Precious and industrial metals are on a winning streak. Gold is nearing a new record, silver has soared to a 6-year high and copper is up by more than 30% compared to its March lows. It is unlikely that these are just fleeting moments of short-lived strength but instead signs of a positive, long-term trajectory. There are four reasons for this:
Monetary policy: Investors are flocking towards real assets turning their backs on negatively yielding fixed income holdings as central banks push real interest rates into negative territory in a bid to stimulate the COVID-stricken economies.
Fiscal policy: Fiscal spending has increased across the globe to stabilize ailing economies grappling with the consequences of the pandemic. This has reawakened inflation fears as growing debt burdens could push politically motivated central banks to print money until inflation re-appears and starts eating away at the debt piles. As metals tend to act as inflation hedges, they are likely to benefit from this development. As a case in point, silver rallied by more than 350% in 2010, when only a few central banks upped their liquidity measures in their markets.
Green energy transition: As politicians around the globe target a green recovery, industrial metals have started to price in changes in demand. The recent (green) EU recovery plan should stimulate the demand for silver (used in solar panels), platinum (used in hydrogen cars) and palladium (used to lower emissions in traditional gasoline cars). Copper is set to benefit tremendously from the expected increase in electric vehicle (EV) sales. Each electric vehicle has 60 kilograms more copper than a traditional car, since copper is the main metal used for building the electrical grid of EVs. A US election victory for Joe Biden would further accelerate these trends as well as the demand for the metals linked to them.
Supply side constraints: Due to COVID-19 lockdowns, the supply of industrial and precious metals is constrained. Mexico, Peru, Bolivia Chile and South Africa are among the countries most affected by the virus, which has imposed serious limitations on mining activities and project developments for aging mines there. In addition, the economic declines in these countries could raise social and political risks making the necessary investments into new production capacities highly uncertain, which could result in more long-term supply bottlenecks counteracting demand increases.

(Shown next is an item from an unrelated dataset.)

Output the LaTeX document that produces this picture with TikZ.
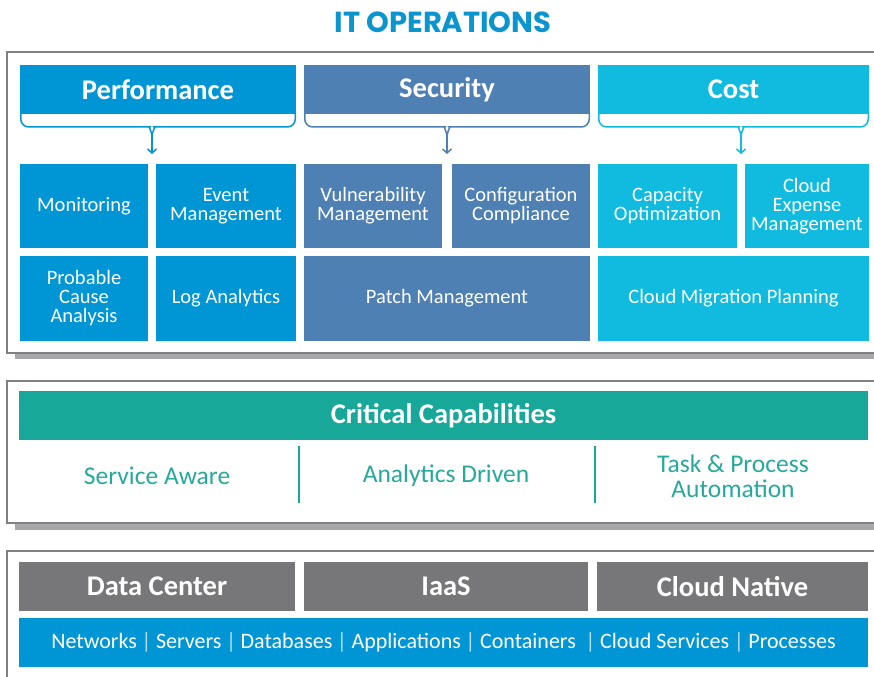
\documentclass[tikz,border=0pt]{standalone}
\usepackage{fontspec}
\setmainfont{Carlito}
\newfontfamily\titlefont{Poppins}
\usetikzlibrary{arrows.meta}
\definecolor{perf}{HTML}{0096D6}
\definecolor{sec}{HTML}{4E80B4}
\definecolor{cost}{HTML}{10BBDF}
\definecolor{teal}{HTML}{17A89A}
\definecolor{tealtext}{HTML}{26A99B}
\definecolor{grayhdr}{HTML}{77777A}
\definecolor{framec}{HTML}{808083}
\definecolor{shadowc}{HTML}{A7A7AA}
\definecolor{titlec}{HTML}{0A95CF}
\tikzset{
  frame/.style={draw=framec, line width=2bp},
  shade/.style={fill=shadowc},
  hdr/.style={inner sep=0pt, outer sep=0pt, anchor=north west, text=white,
    font=\bfseries\fontsize{28.5bp}{28.5bp}\selectfont},
  cell/.style={inner sep=0pt, outer sep=0pt, anchor=north west, text=white, align=center,
    font=\fontsize{20.5bp}{19bp}\selectfont},
  captext/.style={text=tealtext, align=center, font=\fontsize{25.5bp}{25bp}\selectfont},
  bracketline/.style={line width=1.5bp, rounded corners=8bp},
  brarrow/.style={line width=1.5bp, -{Straight Barb[length=4bp,width=9bp]}},
}
\newcommand\bsep{\hspace{4.5bp}\textcolor{white!70!perf}{|}\hspace{4.5bp}}
\newcommand\mybracket[4]{%
  \draw[bracketline, #4] (#1,114) -- (#1,127) -- (#3-10,127) [sharp corners] .. controls (#3-4,127) and (#3,131) .. (#3,137);
  \draw[bracketline, #4] (#2,114) -- (#2,127) -- (#3+10,127) [sharp corners] .. controls (#3+4,127) and (#3,131) .. (#3,137);
}
\begin{document}
\begin{tikzpicture}[x=1bp,y=-1bp]
\useasboundingbox (0,0) rectangle (874,677);
\clip (0,0) rectangle (874,677);
% title
\node[font=\titlefont\bfseries\fontsize{29bp}{29bp}\selectfont, text=titlec] (title) at (443,22) {IT OPERATIONS};
% panel frames
\fill[shade] (15,353) rectangle (900,359);
\draw[frame] (7,52) rectangle (900,353);
\fill[shade] (15,523) rectangle (900,530);
\draw[frame] (7,381) rectangle (900,523);
\draw[frame] (7,551) rectangle (900,720);
% headers
\node[hdr, fill=perf, minimum width=276bp, minimum height=49bp] (perfh) at (20,65) {Performance};
\node[hdr, fill=sec, minimum width=286bp, minimum height=49bp] (sech) at (304,65) {Security};
\node[hdr, fill=cost, minimum width=271bp, minimum height=49bp] (costh) at (598,65) {Cost};
% brackets
\mybracket{20.75}{295.25}{152}{perf}
\mybracket{304.75}{589.25}{447}{sec}
\mybracket{598.75}{868.25}{741}{cost}
\coordinate (perfa) at (152,136.5);
\coordinate (perfb) at (152,154);
\coordinate (seca) at (447,136.5);
\coordinate (secb) at (447,154);
\coordinate (costa) at (741,136.5);
\coordinate (costb) at (741,154);
\draw[brarrow, perf] (perfa) -- (perfb);
\draw[brarrow, sec] (seca) -- (secb);
\draw[brarrow, cost] (costa) -- (costb);
% performance cells
\node[cell, fill=perf, minimum width=128bp, minimum height=84bp] (mon) at (20,164) {Monitoring};
\node[cell, fill=perf, minimum width=140bp, minimum height=84bp] (event) at (156,164) {Event\\Management};
\node[cell, fill=perf, minimum width=128bp, minimum height=85bp] (prob) at (20,256) {Probable\\Cause\\Analysis};
\node[cell, fill=perf, minimum width=140bp, minimum height=85bp] (log) at (156,256) {Log Analytics};
% security cells
\node[cell, fill=sec, minimum width=138bp, minimum height=84bp] (vuln) at (304,164) {Vulnerability\\Management};
\node[cell, fill=sec, minimum width=138bp, minimum height=84bp] (conf) at (452,164) {Configuration\\Compliance};
\node[cell, fill=sec, minimum width=286bp, minimum height=85bp] (patch) at (304,256) {Patch Management};
% cost cells
\node[cell, fill=cost, minimum width=139bp, minimum height=84bp] (capo) at (598,164) {Capacity\\Optimization};
\node[cell, fill=cost, minimum width=124bp, minimum height=84bp] (cexp) at (745,164) {Cloud\\Expense\\Management};
\node[cell, fill=cost, minimum width=271bp, minimum height=85bp] (cmig) at (598,256) {Cloud Migration Planning};
% critical capabilities
\node[hdr, fill=teal, minimum width=849bp, minimum height=49bp] (crit) at (19,391) {Critical Capabilities};
\node[captext] (svc) at (157,476) {Service Aware};
\node[captext] (ana) at (446,476) {Analytics Driven};
\node[captext] (task) at (733,476) {Task \& Process\\Automation};
\coordinate (d1a) at (299,446); \coordinate (d1b) at (299,503);
\coordinate (d2a) at (595,446); \coordinate (d2b) at (595,503);
\draw[teal, line width=1.5bp] (d1a) -- (d1b);
\draw[teal, line width=1.5bp] (d2a) -- (d2b);
% bottom
\node[hdr, fill=grayhdr, minimum width=276bp, minimum height=49bp] (dc) at (19,562) {Data Center};
\node[hdr, fill=grayhdr, minimum width=284bp, minimum height=49bp] (iaas) at (304,562) {IaaS};
\node[hdr, fill=grayhdr, minimum width=271bp, minimum height=49bp] (cn) at (597,562) {Cloud Native};
\node[cell, fill=perf, minimum width=849bp, minimum height=49bp, font=\fontsize{22bp}{22bp}\selectfont] (res) at (19,618) {Networks\bsep Servers\bsep Databases\bsep Applications\bsep Containers\hspace{5bp}\bsep Cloud Services\bsep Processes};
\end{tikzpicture}
\end{document}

More upside for gold and silver
Despite its impressive price rally, silver is far from running out of steam. This is because current silver price levels are still 50% below their 2011 highs, when the monetary policy measures were only a fraction of what they are today. In fact, silver prices might reach 40 US dollars per troy ounce in the coming years. Also, gold has not reached peak levels yet with 2000 US dollars per troy ounce being well within the range of possibilities by the end of this year. Since we expect to see global real interest rates to drop further in 2021, gold prices above 2200 are possible.